There is a tendency to encapsulate the story in a nutshell by stating what you believe your readers concluded. You believe that your readers concluded that investors were "lulled." In order to remind the readers of the earlier report, you might be tempted to state that you earlier reported that investors were "lulled." I don’t know why these types of retrospective references seem to cause as many problems as they do. Otherwise superb and careful journalists seem to take leave of their senses when reporting on their own work.
The problem can take a lot of different forms. Perhaps the victim was quoted in the early report that he was, and he believes any investor would have been, lulled by the fact that the institution’s sign extended over the street entrance to the scam artist’s office. That’s an opinion (lulled or prone to lulling) based on fact (orientation of entrance and signage). However, when you compose your nutshell summary you convert the opinion previously reported into a statement of fact (investors (plural) were lulled).
The original report was defensible based on the reporter’s observation of the storefront and the opinion of the victim. The nutshell version, however, will be treated as a statement of fact by our courts since the factual foundation for the opinion is omitted. The nutshell version can only be defended as true by finding victims (plural) who will say they were lulled by the layout. However, you only quoted one such victim in the original story and your nutshell version says, on its face, that it is a recounting of your earlier story. If you are sued by the institution for saying "lulled," and you rush around after publication asking victims if they were, in fact, lulled by the institution, you will be risking "aggravated damages" in the lawsuit. Each time you ask a victim such a question you are relinking the concept of "lulling" with the institution. There’s an innuendo embedded in the question. And worse still, your motivation isn’t journalism, it’s self-interest. Investigation is better before and risky after publication.
A nutshell recap of a previous story requires caution. Often, it is not necessary to recap at all. This will depend on whether the "hook" of the new news is dependent upon, or bears directly upon, the earlier information or issues. Other times it may be wise to recount a few facts from your earlier report without referring specifically to the fact that you broke the story.

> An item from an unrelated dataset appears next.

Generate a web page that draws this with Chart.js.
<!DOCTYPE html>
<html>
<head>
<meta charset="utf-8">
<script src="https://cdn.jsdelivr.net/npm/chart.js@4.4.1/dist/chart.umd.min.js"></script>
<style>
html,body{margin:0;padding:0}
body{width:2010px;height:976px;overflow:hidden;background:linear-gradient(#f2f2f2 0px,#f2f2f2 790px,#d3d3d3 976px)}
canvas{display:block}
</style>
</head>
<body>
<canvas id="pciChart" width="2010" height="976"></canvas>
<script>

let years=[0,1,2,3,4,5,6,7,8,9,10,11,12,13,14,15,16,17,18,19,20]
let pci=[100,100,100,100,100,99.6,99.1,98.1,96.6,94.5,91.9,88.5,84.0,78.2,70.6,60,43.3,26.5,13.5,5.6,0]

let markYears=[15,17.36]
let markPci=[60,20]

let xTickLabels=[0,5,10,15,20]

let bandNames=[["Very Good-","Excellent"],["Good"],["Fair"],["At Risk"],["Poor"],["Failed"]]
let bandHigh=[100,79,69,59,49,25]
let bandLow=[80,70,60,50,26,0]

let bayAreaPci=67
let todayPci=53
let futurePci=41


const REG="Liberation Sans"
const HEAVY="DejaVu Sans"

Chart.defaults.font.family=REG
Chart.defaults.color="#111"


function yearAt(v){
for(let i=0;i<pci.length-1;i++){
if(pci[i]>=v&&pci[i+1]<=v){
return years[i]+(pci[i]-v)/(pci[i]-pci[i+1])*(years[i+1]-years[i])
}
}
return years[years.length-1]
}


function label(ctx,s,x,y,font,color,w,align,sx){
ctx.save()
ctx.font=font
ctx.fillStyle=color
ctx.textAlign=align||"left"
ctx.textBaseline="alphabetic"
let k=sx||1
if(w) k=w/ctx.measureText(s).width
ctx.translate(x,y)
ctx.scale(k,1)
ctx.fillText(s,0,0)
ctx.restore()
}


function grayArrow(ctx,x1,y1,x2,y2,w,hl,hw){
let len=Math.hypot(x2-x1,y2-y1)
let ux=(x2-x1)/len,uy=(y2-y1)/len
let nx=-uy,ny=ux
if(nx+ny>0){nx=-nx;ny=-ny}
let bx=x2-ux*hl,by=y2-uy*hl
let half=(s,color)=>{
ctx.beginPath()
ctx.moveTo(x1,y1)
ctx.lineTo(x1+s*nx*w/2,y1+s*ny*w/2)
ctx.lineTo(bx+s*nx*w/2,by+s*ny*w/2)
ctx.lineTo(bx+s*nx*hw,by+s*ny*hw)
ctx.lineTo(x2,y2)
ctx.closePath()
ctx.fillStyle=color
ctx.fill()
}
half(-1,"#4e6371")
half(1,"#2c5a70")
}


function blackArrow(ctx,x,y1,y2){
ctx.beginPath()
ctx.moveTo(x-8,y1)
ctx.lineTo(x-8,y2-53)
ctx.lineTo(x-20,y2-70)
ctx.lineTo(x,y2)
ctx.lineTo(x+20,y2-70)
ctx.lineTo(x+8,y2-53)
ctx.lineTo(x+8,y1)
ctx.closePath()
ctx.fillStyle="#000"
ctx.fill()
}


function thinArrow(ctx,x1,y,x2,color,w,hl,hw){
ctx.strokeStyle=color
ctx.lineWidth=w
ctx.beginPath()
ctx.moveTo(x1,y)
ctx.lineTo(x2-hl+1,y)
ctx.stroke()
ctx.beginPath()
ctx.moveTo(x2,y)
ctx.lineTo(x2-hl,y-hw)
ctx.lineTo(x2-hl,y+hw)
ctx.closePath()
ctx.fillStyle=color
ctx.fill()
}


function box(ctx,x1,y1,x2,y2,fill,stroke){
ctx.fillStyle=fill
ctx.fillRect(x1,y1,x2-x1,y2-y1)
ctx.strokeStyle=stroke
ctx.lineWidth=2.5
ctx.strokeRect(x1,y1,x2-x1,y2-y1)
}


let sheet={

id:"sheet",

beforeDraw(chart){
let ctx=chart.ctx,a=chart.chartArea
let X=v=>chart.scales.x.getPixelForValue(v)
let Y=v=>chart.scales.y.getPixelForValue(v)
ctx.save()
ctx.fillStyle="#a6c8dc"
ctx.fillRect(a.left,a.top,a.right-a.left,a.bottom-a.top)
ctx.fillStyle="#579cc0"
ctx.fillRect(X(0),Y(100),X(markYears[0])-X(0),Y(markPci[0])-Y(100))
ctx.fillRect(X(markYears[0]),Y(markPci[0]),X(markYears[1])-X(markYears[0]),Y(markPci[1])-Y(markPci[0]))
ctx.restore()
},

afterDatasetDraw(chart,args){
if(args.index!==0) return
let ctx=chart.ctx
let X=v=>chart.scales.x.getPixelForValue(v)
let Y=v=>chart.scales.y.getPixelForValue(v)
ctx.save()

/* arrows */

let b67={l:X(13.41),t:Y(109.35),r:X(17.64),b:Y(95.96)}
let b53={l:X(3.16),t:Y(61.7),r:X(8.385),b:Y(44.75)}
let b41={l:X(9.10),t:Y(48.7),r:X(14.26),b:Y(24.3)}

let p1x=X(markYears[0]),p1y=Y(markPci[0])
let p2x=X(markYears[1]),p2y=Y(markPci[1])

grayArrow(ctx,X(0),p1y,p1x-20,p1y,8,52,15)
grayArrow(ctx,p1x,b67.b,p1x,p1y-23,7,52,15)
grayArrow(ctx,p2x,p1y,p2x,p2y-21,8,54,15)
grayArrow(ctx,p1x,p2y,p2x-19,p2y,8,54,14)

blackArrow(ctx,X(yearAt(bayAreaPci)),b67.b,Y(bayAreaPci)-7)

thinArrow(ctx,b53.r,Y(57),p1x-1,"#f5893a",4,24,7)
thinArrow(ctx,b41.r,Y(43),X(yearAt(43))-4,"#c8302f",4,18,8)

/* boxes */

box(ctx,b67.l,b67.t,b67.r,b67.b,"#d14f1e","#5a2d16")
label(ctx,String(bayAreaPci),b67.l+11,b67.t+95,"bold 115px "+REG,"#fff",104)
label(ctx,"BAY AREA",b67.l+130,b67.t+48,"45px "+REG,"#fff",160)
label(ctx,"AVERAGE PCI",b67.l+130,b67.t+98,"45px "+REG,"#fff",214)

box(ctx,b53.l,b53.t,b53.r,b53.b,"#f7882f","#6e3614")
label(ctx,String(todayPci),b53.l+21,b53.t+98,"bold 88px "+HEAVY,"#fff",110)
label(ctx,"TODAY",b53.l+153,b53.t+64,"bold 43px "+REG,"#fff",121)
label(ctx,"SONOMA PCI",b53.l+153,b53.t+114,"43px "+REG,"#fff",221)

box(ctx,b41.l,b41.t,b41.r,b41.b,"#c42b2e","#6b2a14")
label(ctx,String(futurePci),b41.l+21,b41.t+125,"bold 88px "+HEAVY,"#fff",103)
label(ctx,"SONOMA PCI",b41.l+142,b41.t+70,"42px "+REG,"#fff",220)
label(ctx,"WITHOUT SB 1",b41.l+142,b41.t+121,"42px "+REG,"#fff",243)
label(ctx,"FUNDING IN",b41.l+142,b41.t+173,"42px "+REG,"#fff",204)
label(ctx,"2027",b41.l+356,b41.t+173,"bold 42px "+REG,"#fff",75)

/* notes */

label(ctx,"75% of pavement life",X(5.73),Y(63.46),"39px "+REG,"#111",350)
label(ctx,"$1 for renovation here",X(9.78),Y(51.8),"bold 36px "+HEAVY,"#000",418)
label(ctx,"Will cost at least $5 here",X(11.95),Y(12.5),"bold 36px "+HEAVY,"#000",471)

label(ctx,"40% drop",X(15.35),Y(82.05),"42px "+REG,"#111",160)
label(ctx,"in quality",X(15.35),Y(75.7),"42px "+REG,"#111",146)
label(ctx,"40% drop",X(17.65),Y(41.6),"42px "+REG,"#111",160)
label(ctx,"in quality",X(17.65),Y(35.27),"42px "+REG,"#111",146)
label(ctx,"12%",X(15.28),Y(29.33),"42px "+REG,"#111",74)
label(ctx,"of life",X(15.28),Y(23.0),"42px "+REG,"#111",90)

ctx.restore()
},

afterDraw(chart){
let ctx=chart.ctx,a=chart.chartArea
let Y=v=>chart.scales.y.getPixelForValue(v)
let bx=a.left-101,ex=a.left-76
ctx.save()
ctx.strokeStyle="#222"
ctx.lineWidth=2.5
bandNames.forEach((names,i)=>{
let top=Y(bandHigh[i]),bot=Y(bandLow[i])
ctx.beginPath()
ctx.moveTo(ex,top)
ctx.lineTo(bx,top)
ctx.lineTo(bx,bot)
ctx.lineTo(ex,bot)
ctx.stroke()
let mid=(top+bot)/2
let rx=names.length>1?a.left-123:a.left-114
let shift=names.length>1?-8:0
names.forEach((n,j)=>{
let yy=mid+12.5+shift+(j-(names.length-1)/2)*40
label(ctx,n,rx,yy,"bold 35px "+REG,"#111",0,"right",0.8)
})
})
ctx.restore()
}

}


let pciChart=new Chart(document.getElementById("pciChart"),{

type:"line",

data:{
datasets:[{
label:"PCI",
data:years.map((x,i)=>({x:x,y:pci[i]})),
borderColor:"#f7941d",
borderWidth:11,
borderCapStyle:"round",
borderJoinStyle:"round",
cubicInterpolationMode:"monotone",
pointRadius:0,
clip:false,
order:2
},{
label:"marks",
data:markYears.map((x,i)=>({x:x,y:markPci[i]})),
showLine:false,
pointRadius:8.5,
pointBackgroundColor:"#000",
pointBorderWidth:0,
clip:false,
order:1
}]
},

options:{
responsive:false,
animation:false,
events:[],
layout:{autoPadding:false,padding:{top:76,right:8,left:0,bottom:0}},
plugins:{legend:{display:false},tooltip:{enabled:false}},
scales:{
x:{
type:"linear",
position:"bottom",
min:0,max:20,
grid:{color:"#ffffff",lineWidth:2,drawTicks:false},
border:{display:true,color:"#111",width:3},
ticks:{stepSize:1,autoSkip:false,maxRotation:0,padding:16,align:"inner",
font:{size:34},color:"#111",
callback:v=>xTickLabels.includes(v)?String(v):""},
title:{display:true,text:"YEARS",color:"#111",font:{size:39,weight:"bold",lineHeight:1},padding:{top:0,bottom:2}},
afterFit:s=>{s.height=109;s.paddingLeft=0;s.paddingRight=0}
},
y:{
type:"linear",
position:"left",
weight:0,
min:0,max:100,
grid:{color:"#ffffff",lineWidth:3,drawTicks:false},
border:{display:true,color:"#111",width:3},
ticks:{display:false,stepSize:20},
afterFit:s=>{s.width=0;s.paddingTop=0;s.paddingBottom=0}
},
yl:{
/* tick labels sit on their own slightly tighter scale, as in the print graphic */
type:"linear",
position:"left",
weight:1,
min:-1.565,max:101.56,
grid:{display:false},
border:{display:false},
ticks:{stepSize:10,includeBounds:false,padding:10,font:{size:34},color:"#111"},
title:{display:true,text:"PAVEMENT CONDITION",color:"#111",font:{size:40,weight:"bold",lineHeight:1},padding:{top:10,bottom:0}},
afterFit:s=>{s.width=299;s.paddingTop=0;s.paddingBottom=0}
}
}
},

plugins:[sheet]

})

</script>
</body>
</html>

No matter what, you are far safer to recap discrete facts (such as, "sign extends over entrance") that will remind readers of the basis of their conclusions, than to summarize those conclusion ("lulled") no matter how obvious those conclusions may be. Some editors say that any word or concept that was "sourced" (by which these editors mean attributed") in the original piece, should be sourced in the nutshell version, whether fact or opinion. If that makes the recap longer, then so be it. If the length tempts you to drop the reference to your earlier report, so be that, too. These are the same editors that want almost everything sourced, all the time, and don’t mind insisting.